▶ TASK BRIEF
Filter the entries and keep only the lines where the string "with" appears.

++++

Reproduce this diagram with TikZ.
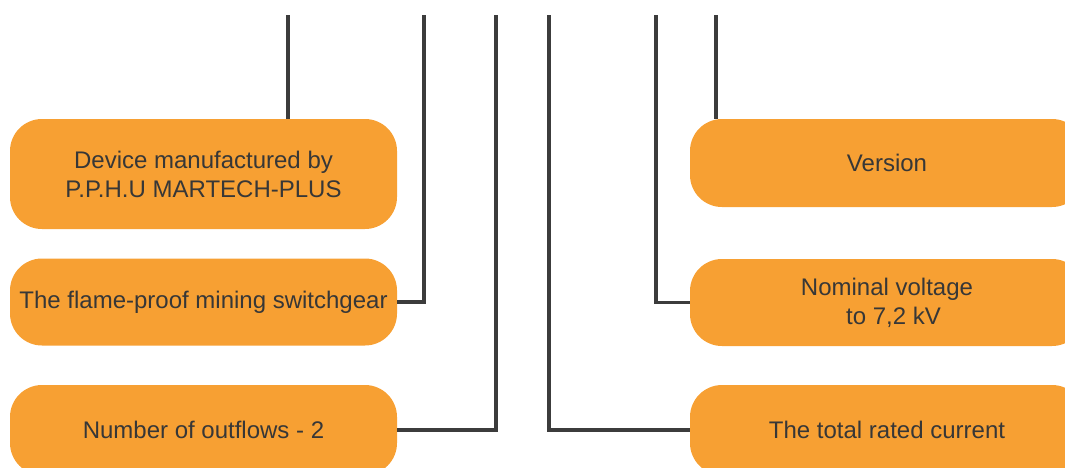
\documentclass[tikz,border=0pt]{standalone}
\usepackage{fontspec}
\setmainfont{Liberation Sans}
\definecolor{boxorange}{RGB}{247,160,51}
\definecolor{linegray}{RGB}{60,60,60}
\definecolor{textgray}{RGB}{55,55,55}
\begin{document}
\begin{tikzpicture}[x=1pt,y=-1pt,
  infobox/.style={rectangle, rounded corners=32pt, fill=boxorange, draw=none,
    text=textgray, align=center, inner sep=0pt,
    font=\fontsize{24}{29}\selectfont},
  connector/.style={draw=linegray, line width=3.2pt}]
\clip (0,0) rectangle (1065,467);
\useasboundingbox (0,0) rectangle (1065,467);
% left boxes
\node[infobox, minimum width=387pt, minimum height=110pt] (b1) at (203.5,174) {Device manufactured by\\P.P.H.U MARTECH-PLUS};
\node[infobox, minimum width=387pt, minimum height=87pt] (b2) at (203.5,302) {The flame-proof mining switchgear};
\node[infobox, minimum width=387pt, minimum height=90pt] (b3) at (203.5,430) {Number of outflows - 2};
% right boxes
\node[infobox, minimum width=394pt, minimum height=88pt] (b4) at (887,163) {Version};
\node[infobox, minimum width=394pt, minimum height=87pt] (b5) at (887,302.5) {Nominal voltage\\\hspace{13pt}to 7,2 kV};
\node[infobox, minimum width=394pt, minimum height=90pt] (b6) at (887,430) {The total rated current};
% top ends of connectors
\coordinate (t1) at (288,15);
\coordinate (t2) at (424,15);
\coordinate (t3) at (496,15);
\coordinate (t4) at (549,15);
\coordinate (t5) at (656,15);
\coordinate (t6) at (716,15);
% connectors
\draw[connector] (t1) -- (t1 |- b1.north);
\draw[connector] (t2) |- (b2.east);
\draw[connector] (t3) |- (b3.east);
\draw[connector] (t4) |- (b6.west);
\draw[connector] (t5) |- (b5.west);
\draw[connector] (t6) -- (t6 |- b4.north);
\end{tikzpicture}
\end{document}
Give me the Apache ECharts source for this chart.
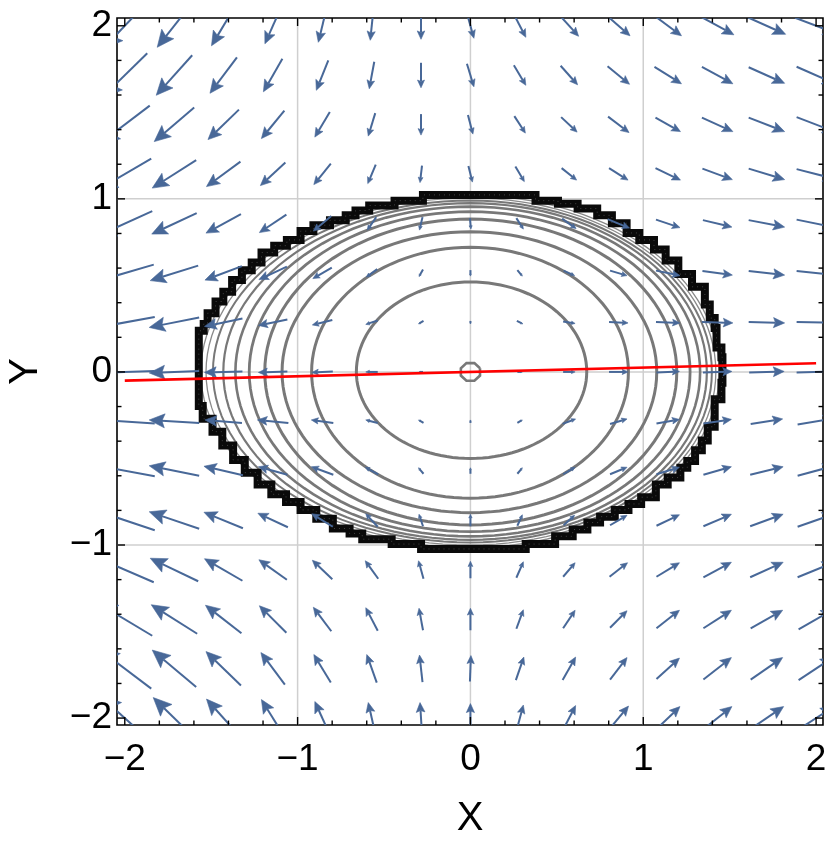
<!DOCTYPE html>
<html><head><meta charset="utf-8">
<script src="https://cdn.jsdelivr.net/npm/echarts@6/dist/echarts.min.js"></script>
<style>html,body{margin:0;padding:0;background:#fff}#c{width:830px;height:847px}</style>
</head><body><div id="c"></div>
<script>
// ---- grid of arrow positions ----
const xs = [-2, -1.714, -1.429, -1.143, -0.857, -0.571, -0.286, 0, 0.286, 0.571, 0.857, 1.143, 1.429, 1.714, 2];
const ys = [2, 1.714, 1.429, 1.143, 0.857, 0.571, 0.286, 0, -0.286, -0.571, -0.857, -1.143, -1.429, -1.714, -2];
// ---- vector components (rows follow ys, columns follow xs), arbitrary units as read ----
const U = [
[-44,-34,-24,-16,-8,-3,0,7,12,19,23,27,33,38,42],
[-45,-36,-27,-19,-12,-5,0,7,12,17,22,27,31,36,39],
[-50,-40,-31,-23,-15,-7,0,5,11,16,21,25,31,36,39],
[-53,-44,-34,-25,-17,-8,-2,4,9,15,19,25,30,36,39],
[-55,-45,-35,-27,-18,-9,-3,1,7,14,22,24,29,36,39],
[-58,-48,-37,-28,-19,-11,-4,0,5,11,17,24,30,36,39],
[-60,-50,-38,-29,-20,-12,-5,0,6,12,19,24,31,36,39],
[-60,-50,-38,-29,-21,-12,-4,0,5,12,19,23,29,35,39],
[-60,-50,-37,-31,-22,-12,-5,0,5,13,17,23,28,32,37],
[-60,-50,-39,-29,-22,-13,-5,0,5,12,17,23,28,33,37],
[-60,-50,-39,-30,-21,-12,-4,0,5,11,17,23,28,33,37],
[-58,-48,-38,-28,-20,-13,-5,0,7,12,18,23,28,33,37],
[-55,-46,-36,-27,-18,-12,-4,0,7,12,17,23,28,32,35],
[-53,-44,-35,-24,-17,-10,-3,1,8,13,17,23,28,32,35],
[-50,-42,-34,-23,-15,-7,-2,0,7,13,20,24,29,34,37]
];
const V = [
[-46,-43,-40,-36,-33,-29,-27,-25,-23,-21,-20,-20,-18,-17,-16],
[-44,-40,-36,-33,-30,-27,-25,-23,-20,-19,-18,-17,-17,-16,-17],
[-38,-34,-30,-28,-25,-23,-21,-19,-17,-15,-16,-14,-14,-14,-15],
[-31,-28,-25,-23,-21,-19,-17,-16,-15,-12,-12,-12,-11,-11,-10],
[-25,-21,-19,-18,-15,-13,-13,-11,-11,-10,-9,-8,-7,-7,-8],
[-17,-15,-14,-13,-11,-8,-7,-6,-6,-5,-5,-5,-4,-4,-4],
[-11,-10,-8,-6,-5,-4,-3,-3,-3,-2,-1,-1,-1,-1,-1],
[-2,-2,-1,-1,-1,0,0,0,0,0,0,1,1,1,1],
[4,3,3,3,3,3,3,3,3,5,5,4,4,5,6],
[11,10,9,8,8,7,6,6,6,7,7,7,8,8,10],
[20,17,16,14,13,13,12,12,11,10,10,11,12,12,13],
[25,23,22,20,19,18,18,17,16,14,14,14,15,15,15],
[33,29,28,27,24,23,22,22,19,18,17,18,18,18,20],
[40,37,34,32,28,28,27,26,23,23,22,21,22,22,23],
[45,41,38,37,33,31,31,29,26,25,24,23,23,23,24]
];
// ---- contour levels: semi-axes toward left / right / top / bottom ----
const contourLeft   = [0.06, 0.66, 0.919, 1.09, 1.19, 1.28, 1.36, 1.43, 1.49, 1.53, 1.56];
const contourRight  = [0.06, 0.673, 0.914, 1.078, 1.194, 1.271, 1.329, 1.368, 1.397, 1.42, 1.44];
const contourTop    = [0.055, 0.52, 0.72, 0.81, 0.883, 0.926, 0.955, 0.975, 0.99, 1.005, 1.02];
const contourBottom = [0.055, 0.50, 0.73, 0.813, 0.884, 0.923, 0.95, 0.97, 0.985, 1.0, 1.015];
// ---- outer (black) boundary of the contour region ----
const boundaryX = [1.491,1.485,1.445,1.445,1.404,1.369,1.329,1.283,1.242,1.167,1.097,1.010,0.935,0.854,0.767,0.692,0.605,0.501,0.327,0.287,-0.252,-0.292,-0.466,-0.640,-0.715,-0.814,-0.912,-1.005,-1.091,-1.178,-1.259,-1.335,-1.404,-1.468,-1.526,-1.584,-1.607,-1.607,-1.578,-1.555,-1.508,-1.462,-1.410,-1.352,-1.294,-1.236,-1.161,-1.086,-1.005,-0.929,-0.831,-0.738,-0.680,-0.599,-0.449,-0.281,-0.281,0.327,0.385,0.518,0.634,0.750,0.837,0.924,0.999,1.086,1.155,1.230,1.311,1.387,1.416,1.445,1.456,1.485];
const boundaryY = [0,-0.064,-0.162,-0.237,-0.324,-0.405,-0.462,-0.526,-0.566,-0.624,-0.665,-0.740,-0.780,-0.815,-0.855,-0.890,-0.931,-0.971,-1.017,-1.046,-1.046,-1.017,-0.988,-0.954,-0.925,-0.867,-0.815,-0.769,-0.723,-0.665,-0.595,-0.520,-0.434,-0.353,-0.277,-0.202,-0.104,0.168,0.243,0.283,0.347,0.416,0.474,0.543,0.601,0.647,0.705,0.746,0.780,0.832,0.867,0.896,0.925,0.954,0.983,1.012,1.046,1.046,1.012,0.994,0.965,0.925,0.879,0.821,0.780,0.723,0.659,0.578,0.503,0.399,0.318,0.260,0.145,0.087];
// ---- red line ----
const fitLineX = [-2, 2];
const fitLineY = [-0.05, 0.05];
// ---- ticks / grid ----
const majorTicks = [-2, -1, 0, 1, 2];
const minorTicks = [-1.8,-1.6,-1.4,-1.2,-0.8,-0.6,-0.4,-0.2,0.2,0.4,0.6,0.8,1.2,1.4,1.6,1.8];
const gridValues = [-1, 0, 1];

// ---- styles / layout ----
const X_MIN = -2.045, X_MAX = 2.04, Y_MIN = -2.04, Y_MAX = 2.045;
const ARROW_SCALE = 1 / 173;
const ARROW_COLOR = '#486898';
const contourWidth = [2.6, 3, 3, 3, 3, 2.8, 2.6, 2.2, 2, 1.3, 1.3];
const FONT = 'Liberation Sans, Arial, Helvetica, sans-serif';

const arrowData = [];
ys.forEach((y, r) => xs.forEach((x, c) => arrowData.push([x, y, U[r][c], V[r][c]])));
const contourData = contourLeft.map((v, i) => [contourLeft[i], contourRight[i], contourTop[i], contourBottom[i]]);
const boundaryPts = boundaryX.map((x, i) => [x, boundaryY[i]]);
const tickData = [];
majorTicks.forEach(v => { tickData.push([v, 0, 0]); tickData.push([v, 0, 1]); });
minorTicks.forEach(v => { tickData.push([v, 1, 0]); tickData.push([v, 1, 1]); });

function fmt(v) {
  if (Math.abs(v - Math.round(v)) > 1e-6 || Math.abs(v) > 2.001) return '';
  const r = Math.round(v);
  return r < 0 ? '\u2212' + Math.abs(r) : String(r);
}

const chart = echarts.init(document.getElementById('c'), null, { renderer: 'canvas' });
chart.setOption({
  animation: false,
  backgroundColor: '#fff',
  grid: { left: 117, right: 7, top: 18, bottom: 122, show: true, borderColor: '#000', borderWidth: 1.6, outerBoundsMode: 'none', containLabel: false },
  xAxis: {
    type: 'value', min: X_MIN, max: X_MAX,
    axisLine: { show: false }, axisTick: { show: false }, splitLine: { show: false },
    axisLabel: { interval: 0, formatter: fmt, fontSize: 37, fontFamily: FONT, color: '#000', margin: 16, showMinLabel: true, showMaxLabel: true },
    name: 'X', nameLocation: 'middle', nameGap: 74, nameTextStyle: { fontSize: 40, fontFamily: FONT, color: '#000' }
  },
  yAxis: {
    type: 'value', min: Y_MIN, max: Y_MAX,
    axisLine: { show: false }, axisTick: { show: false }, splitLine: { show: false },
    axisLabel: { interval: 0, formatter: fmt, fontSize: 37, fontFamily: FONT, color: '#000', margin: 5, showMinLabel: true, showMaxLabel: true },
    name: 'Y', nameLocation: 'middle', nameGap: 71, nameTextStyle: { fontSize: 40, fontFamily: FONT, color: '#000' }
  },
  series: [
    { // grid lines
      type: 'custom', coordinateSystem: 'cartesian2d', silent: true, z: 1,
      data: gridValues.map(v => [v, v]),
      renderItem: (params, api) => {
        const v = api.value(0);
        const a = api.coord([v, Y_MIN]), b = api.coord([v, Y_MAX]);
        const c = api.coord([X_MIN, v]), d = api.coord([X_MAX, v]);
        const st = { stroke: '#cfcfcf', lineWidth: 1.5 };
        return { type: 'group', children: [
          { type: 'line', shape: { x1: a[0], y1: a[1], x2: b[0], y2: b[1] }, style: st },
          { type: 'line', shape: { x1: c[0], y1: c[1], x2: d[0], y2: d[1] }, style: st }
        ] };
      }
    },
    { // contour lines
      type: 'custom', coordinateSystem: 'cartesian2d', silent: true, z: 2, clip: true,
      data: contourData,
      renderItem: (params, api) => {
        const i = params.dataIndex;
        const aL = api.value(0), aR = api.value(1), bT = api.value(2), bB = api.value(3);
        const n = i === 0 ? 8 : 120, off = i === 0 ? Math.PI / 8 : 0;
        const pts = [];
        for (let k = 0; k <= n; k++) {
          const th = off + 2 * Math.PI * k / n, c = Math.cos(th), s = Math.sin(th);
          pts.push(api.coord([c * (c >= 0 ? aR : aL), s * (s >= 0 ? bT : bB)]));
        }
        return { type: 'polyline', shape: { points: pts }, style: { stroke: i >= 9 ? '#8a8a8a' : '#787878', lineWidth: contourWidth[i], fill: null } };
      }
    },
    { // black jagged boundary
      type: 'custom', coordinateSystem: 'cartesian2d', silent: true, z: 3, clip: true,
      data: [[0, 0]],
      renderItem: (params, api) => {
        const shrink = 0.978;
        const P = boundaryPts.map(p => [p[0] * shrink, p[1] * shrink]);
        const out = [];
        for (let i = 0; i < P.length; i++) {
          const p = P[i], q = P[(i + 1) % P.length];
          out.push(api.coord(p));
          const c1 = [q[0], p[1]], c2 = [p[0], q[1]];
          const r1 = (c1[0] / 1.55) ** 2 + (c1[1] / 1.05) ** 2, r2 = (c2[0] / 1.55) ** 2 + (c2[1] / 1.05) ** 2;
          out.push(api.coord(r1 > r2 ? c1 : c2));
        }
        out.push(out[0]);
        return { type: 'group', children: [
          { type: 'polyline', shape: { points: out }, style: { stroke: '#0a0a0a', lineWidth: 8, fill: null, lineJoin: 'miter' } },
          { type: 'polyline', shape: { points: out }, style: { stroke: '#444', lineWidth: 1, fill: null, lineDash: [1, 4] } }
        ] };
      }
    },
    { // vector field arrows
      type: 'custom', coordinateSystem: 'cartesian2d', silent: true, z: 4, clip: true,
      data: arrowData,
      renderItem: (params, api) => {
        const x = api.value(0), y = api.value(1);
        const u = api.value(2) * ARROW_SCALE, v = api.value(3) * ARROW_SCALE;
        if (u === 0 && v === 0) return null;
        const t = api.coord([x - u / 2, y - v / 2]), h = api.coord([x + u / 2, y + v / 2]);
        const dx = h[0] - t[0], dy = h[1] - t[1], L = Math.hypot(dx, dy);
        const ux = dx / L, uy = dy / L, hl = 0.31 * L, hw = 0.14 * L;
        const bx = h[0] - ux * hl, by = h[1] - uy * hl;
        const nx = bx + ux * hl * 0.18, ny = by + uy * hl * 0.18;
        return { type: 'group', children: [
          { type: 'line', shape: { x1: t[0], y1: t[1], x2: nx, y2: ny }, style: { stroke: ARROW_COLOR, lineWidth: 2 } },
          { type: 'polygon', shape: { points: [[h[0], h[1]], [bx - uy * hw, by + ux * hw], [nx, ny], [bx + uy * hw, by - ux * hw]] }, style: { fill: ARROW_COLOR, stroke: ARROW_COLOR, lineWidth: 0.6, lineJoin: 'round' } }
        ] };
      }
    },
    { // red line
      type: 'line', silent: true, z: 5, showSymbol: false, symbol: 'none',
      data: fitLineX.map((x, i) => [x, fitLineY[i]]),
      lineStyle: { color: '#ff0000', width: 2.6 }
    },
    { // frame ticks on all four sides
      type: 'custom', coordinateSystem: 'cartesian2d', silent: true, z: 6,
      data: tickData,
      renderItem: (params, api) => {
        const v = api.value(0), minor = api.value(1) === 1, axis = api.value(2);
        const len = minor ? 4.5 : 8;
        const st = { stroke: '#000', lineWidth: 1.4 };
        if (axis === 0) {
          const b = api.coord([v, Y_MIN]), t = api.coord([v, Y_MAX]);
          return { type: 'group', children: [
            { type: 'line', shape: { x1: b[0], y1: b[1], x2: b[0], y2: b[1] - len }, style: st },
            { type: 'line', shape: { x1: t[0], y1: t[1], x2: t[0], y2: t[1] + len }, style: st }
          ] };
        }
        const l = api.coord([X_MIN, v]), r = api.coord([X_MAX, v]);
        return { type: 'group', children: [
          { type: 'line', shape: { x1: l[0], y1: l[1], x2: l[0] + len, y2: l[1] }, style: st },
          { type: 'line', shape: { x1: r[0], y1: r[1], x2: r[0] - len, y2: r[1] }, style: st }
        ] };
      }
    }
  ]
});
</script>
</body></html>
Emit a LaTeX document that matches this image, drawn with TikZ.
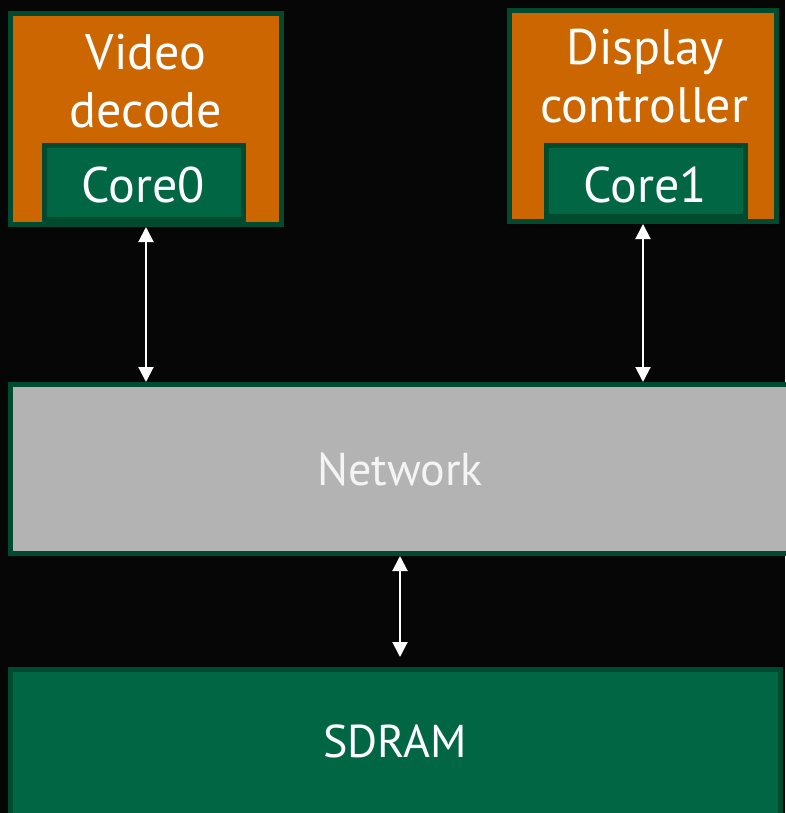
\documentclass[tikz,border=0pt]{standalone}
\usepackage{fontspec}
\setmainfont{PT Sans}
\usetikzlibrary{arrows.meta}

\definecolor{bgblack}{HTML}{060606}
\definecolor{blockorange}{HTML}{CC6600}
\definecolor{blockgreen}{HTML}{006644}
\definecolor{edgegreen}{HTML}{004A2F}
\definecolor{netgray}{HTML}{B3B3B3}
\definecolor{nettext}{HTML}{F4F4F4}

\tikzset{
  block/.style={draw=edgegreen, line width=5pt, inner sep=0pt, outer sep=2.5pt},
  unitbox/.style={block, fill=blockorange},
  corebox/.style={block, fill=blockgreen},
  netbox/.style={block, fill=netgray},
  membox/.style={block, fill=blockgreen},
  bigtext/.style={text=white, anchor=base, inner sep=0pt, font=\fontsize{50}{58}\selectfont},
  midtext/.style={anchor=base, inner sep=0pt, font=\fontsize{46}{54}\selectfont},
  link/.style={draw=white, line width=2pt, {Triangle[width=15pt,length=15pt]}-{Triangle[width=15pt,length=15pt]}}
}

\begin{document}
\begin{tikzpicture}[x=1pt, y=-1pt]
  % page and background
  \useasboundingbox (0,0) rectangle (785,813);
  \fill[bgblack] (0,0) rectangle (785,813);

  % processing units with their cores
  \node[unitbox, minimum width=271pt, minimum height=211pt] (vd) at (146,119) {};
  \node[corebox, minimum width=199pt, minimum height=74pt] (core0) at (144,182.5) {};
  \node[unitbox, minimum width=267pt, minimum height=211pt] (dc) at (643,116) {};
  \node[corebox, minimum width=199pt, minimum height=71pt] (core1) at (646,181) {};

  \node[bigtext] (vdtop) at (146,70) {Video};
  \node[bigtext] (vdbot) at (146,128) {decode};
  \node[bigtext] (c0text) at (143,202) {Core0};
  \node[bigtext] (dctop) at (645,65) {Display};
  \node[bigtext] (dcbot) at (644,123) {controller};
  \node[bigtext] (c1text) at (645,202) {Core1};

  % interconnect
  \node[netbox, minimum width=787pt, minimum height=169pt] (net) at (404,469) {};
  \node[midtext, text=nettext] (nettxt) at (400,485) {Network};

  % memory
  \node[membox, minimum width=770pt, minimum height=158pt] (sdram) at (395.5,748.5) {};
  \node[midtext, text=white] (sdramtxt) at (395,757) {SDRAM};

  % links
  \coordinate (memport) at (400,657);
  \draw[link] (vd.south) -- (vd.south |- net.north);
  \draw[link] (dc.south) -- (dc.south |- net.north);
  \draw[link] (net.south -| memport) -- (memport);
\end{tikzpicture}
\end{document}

++++

▶ RESULT
Reproduce this diagram with TikZ.
Emit a LaTeX document that matches this image, drawn with TikZ.
  % processing units with their cores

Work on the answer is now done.